┏━━

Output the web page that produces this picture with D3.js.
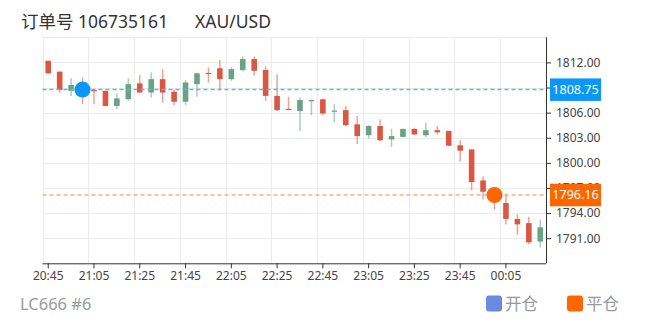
<!DOCTYPE html>
<html><head><meta charset="utf-8">
<script src="https://cdn.jsdelivr.net/npm/d3@7"></script>
<style>body{margin:0;background:#fff}svg{display:block}</style>
</head><body>
<svg id="c" width="652" height="325"></svg>
<script>
const categories = ["20:45","20:50","20:55","21:00","21:05","21:10","21:15","21:20","21:25","21:30","21:35","21:40","21:45","21:50","21:55","22:00","22:05","22:10","22:15","22:20","22:25","22:30","22:35","22:40","22:45","22:50","22:55","23:00","23:05","23:10","23:15","23:20","23:25","23:30","23:35","23:40","23:45","23:50","23:55","00:00","00:05","00:10","00:15","00:20"];
const opens  = [1812.2,1810.9,1808.6,1809.3,1808.7,1808.6,1806.8,1807.6,1809.5,1808.4,1810.0,1808.5,1807.3,1809.4,1810.75,1811.3,1810.0,1811.1,1812.4,1811.1,1808.0,1806.45,1806.2,1807.4,1807.6,1806.2,1806.3,1804.6,1803.3,1804.4,1802.8,1803.1,1804.05,1803.3,1803.9,1803.8,1802.1,1801.6,1797.9,1796.5,1795.2,1793.3,1792.8,1790.6];
const closes = [1810.7,1808.7,1809.3,1808.5,1808.55,1806.8,1807.7,1809.4,1808.4,1810.0,1808.4,1807.3,1809.6,1810.7,1810.65,1810.0,1811.2,1812.4,1811.0,1808.0,1806.3,1806.35,1807.5,1807.5,1805.9,1806.25,1804.5,1803.2,1804.4,1802.7,1803.2,1804.05,1803.4,1803.9,1803.65,1802.05,1801.45,1797.7,1796.55,1795.9,1793.3,1792.65,1790.5,1792.3];
const highs  = [1812.2,1810.9,1810.1,1810.2,1808.75,1808.65,1808.3,1810.1,1810.5,1810.8,1811.2,1808.8,1809.9,1810.75,1811.4,1812.3,1811.4,1812.7,1812.7,1811.5,1810.6,1807.9,1807.8,1807.6,1807.7,1807.0,1806.8,1805.6,1804.5,1805.2,1804.05,1804.1,1804.2,1804.8,1804.4,1803.85,1802.7,1801.65,1798.4,1797.0,1796.35,1793.85,1793.55,1793.2];
const lows   = [1810.6,1808.4,1808.0,1807.0,1807.0,1806.8,1806.4,1807.4,1808.4,1807.8,1807.2,1806.9,1806.9,1807.9,1809.6,1808.65,1809.8,1810.9,1810.4,1807.4,1806.2,1806.3,1803.8,1805.7,1805.7,1804.85,1804.4,1802.25,1802.9,1802.6,1801.9,1803.05,1803.3,1803.1,1803.4,1802.0,1800.15,1796.7,1795.65,1794.4,1792.65,1791.4,1790.3,1789.9];
const yTicks = [1791,1794,1797,1800,1803,1806,1809,1812];
const yLabelTicks = [1791,1794,1797,1800,1803,1806,1812];
const xLabels = ["20:45","21:05","21:25","21:45","22:05","22:25","22:45","23:05","23:25","23:45","00:05"];
const openTrade = {time:"21:00", price:1808.75};
const closeTrade = {time:"00:00", price:1796.16};
const titleOrder = "订单号 106735161";
const titleSymbol = "XAU/USD";
const footer = "LC666 #6";
const legendItems = ["开仓","平仓"];

const svg = d3.select("#c");
const L = 42.5, R = 546, T = 37.3, B = 263.3;
const x = d3.scaleBand().domain(categories).range([L, R]).padding(0);
const y = d3.scaleLinear().domain([1788, 1815]).range([B, T]);
const bw = x.bandwidth();
const cx = d => x(d) + bw/2;
const font = "'Noto Sans','Noto Sans CJK SC',sans-serif";

// grid
const g = svg.append("g");
g.selectAll("line.h").data(yTicks.concat([1815])).join("line")
  .attr("x1", L).attr("x2", R).attr("y1", d=>Math.round(y(d))+0.5).attr("y2", d=>Math.round(y(d))+0.5)
  .attr("stroke", "#ebebeb").attr("stroke-width", 1);
const vb = d3.range(0, 44, 4);
g.selectAll("line.v").data(vb).join("line")
  .attr("x1", i=>Math.round(L + i*bw)+0.5).attr("x2", i=>Math.round(L + i*bw)+0.5)
  .attr("y1", T).attr("y2", B).attr("stroke", "#ebebeb");

// axes
const yAxis = d3.axisRight(y).tickValues(yTicks).tickSize(5).tickPadding(5)
  .tickFormat(d => yLabelTicks.includes(d) ? d3.format(".2f")(d) : "");
const ya = svg.append("g").attr("transform", `translate(${R},0)`).call(yAxis);
ya.select(".domain").attr("stroke", "#333").attr("d", `M0.5,${T}V${B}`);
ya.selectAll(".tick line").attr("stroke", "#333");
ya.selectAll(".tick text").attr("fill", "#444").style("font", `12px ${font}`);

const xAxis = d3.axisBottom(x).tickValues(xLabels).tickSize(5).tickPadding(3);
const xa = svg.append("g").attr("transform", `translate(0,${B})`).call(xAxis);
xa.select(".domain").attr("stroke", "#333").attr("d", `M${L},0.5H${R}`);
xa.selectAll(".tick line").attr("stroke", "#333");
xa.selectAll(".tick text").attr("fill", "#444").style("font", `12px ${font}`);

// candles
const up = "#6aa284", down = "#da5744";
const idx = d3.range(categories.length);
const cg = svg.append("g");
cg.selectAll("line.w").data(idx).join("line")
  .attr("x1", i=>cx(categories[i])).attr("x2", i=>cx(categories[i]))
  .attr("y1", i=>y(highs[i])).attr("y2", i=>y(lows[i]))
  .attr("stroke", i=>closes[i]>=opens[i]?up:down).attr("stroke-opacity", 0.55).attr("stroke-width", 1.5);
const bodyW = 5.6;
cg.selectAll("rect.b").data(idx).join("rect")
  .attr("x", i=>cx(categories[i]) - bodyW/2).attr("width", bodyW)
  .attr("y", i=>y(Math.max(opens[i], closes[i])))
  .attr("height", i=>Math.max(1.2, Math.abs(y(opens[i]) - y(closes[i]))))
  .attr("fill", i=>closes[i]>=opens[i]?up:down);

// trade lines
function trade(t, col, lineCol) {
  const yy = y(t.price);
  svg.append("line").attr("x1", L).attr("x2", R).attr("y1", yy).attr("y2", yy)
    .attr("stroke", lineCol).attr("stroke-width", 1.5).attr("stroke-dasharray", "4,3");
  svg.append("circle").attr("cx", cx(t.time)).attr("cy", yy).attr("r", 8).attr("fill", col);
  svg.append("rect").attr("x", 550).attr("y", yy - 11.2).attr("width", 51).attr("height", 22.5).attr("fill", col);
  svg.append("text").attr("x", 575.5).attr("y", yy).attr("dy", "0.36em").attr("text-anchor", "middle")
    .attr("fill", "#fff").style("font", `12.5px ${font}`).text(t.price.toFixed(2));
}
trade(openTrade, "#0a97f7", "#5db4f5");
trade(closeTrade, "#ff6600", "#ffab78");

// title
svg.append("text").attr("x", 21).attr("y", 28).attr("fill", "#333").style("font", `17.5px ${font}`).text(titleOrder);
svg.append("text").attr("x", 195).attr("y", 28).attr("fill", "#333").style("font", `17.5px ${font}`).text(titleSymbol);

// footer
svg.append("text").attr("x", 20).attr("y", 310).attr("fill", "#999").style("font", `16.5px ${font}`).text(footer);
const legCols = ["#6a89df", "#ff6600"];
const legX = [486, 567];
legendItems.forEach((t, i) => {
  svg.append("rect").attr("x", legX[i]).attr("y", 295.5).attr("width", 16).attr("height", 16).attr("rx", 3).attr("fill", legCols[i]);
  svg.append("text").attr("x", legX[i] + 19).attr("y", 310).attr("fill", "#999").style("font", `16.5px ${font}`).text(t);
});
</script>
</body></html>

┗━━

GOAL OF THE EXERCISE: Reproduce the data above in full, exactly as it is, with the pictures left out.

FINAL ANSWER:
Output the web page that produces this picture with D3.js.
<!DOCTYPE html>
<html><head><meta charset="utf-8">
<script src="https://cdn.jsdelivr.net/npm/d3@7"></script>
<style>body{margin:0;background:#fff}svg{display:block}</style>
</head><body>
<svg id="c" width="652" height="325"></svg>
<script>
const categories = ["20:45","20:50","20:55","21:00","21:05","21:10","21:15","21:20","21:25","21:30","21:35","21:40","21:45","21:50","21:55","22:00","22:05","22:10","22:15","22:20","22:25","22:30","22:35","22:40","22:45","22:50","22:55","23:00","23:05","23:10","23:15","23:20","23:25","23:30","23:35","23:40","23:45","23:50","23:55","00:00","00:05","00:10","00:15","00:20"];
const opens  = [1812.2,1810.9,1808.6,1809.3,1808.7,1808.6,1806.8,1807.6,1809.5,1808.4,1810.0,1808.5,1807.3,1809.4,1810.75,1811.3,1810.0,1811.1,1812.4,1811.1,1808.0,1806.45,1806.2,1807.4,1807.6,1806.2,1806.3,1804.6,1803.3,1804.4,1802.8,1803.1,1804.05,1803.3,1803.9,1803.8,1802.1,1801.6,1797.9,1796.5,1795.2,1793.3,1792.8,1790.6];
const closes = [1810.7,1808.7,1809.3,1808.5,1808.55,1806.8,1807.7,1809.4,1808.4,1810.0,1808.4,1807.3,1809.6,1810.7,1810.65,1810.0,1811.2,1812.4,1811.0,1808.0,1806.3,1806.35,1807.5,1807.5,1805.9,1806.25,1804.5,1803.2,1804.4,1802.7,1803.2,1804.05,1803.4,1803.9,1803.65,1802.05,1801.45,1797.7,1796.55,1795.9,1793.3,1792.65,1790.5,1792.3];
const highs  = [1812.2,1810.9,1810.1,1810.2,1808.75,1808.65,1808.3,1810.1,1810.5,1810.8,1811.2,1808.8,1809.9,1810.75,1811.4,1812.3,1811.4,1812.7,1812.7,1811.5,1810.6,1807.9,1807.8,1807.6,1807.7,1807.0,1806.8,1805.6,1804.5,1805.2,1804.05,1804.1,1804.2,1804.8,1804.4,1803.85,1802.7,1801.65,1798.4,1797.0,1796.35,1793.85,1793.55,1793.2];
const lows   = [1810.6,1808.4,1808.0,1807.0,1807.0,1806.8,1806.4,1807.4,1808.4,1807.8,1807.2,1806.9,1806.9,1807.9,1809.6,1808.65,1809.8,1810.9,1810.4,1807.4,1806.2,1806.3,1803.8,1805.7,1805.7,1804.85,1804.4,1802.25,1802.9,1802.6,1801.9,1803.05,1803.3,1803.1,1803.4,1802.0,1800.15,1796.7,1795.65,1794.4,1792.65,1791.4,1790.3,1789.9];
const yTicks = [1791,1794,1797,1800,1803,1806,1809,1812];
const yLabelTicks = [1791,1794,1797,1800,1803,1806,1812];
const xLabels = ["20:45","21:05","21:25","21:45","22:05","22:25","22:45","23:05","23:25","23:45","00:05"];
const openTrade = {time:"21:00", price:1808.75};
const closeTrade = {time:"00:00", price:1796.16};
const titleOrder = "订单号 106735161";
const titleSymbol = "XAU/USD";
const footer = "LC666 #6";
const legendItems = ["开仓","平仓"];

const svg = d3.select("#c");
const L = 42.5, R = 546, T = 37.3, B = 263.3;
const x = d3.scaleBand().domain(categories).range([L, R]).padding(0);
const y = d3.scaleLinear().domain([1788, 1815]).range([B, T]);
const bw = x.bandwidth();
const cx = d => x(d) + bw/2;
const font = "'Noto Sans','Noto Sans CJK SC',sans-serif";

// grid
const g = svg.append("g");
g.selectAll("line.h").data(yTicks.concat([1815])).join("line")
  .attr("x1", L).attr("x2", R).attr("y1", d=>Math.round(y(d))+0.5).attr("y2", d=>Math.round(y(d))+0.5)
  .attr("stroke", "#ebebeb").attr("stroke-width", 1);
const vb = d3.range(0, 44, 4);
g.selectAll("line.v").data(vb).join("line")
  .attr("x1", i=>Math.round(L + i*bw)+0.5).attr("x2", i=>Math.round(L + i*bw)+0.5)
  .attr("y1", T).attr("y2", B).attr("stroke", "#ebebeb");

// axes
const yAxis = d3.axisRight(y).tickValues(yTicks).tickSize(5).tickPadding(5)
  .tickFormat(d => yLabelTicks.includes(d) ? d3.format(".2f")(d) : "");
const ya = svg.append("g").attr("transform", `translate(${R},0)`).call(yAxis);
ya.select(".domain").attr("stroke", "#333").attr("d", `M0.5,${T}V${B}`);
ya.selectAll(".tick line").attr("stroke", "#333");
ya.selectAll(".tick text").attr("fill", "#444").style("font", `12px ${font}`);

const xAxis = d3.axisBottom(x).tickValues(xLabels).tickSize(5).tickPadding(3);
const xa = svg.append("g").attr("transform", `translate(0,${B})`).call(xAxis);
xa.select(".domain").attr("stroke", "#333").attr("d", `M${L},0.5H${R}`);
xa.selectAll(".tick line").attr("stroke", "#333");
xa.selectAll(".tick text").attr("fill", "#444").style("font", `12px ${font}`);

// candles
const up = "#6aa284", down = "#da5744";
const idx = d3.range(categories.length);
const cg = svg.append("g");
cg.selectAll("line.w").data(idx).join("line")
  .attr("x1", i=>cx(categories[i])).attr("x2", i=>cx(categories[i]))
  .attr("y1", i=>y(highs[i])).attr("y2", i=>y(lows[i]))
  .attr("stroke", i=>closes[i]>=opens[i]?up:down).attr("stroke-opacity", 0.55).attr("stroke-width", 1.5);
const bodyW = 5.6;
cg.selectAll("rect.b").data(idx).join("rect")
  .attr("x", i=>cx(categories[i]) - bodyW/2).attr("width", bodyW)
  .attr("y", i=>y(Math.max(opens[i], closes[i])))
  .attr("height", i=>Math.max(1.2, Math.abs(y(opens[i]) - y(closes[i]))))
  .attr("fill", i=>closes[i]>=opens[i]?up:down);

// trade lines
function trade(t, col, lineCol) {
  const yy = y(t.price);
  svg.append("line").attr("x1", L).attr("x2", R).attr("y1", yy).attr("y2", yy)
    .attr("stroke", lineCol).attr("stroke-width", 1.5).attr("stroke-dasharray", "4,3");
  svg.append("circle").attr("cx", cx(t.time)).attr("cy", yy).attr("r", 8).attr("fill", col);
  svg.append("rect").attr("x", 550).attr("y", yy - 11.2).attr("width", 51).attr("height", 22.5).attr("fill", col);
  svg.append("text").attr("x", 575.5).attr("y", yy).attr("dy", "0.36em").attr("text-anchor", "middle")
    .attr("fill", "#fff").style("font", `12.5px ${font}`).text(t.price.toFixed(2));
}
trade(openTrade, "#0a97f7", "#5db4f5");
trade(closeTrade, "#ff6600", "#ffab78");

// title
svg.append("text").attr("x", 21).attr("y", 28).attr("fill", "#333").style("font", `17.5px ${font}`).text(titleOrder);
svg.append("text").attr("x", 195).attr("y", 28).attr("fill", "#333").style("font", `17.5px ${font}`).text(titleSymbol);

// footer
svg.append("text").attr("x", 20).attr("y", 310).attr("fill", "#999").style("font", `16.5px ${font}`).text(footer);
const legCols = ["#6a89df", "#ff6600"];
const legX = [486, 567];
legendItems.forEach((t, i) => {
  svg.append("rect").attr("x", legX[i]).attr("y", 295.5).attr("width", 16).attr("height", 16).attr("rx", 3).attr("fill", legCols[i]);
  svg.append("text").attr("x", legX[i] + 19).attr("y", 310).attr("fill", "#999").style("font", `16.5px ${font}`).text(t);
});
</script>
</body></html>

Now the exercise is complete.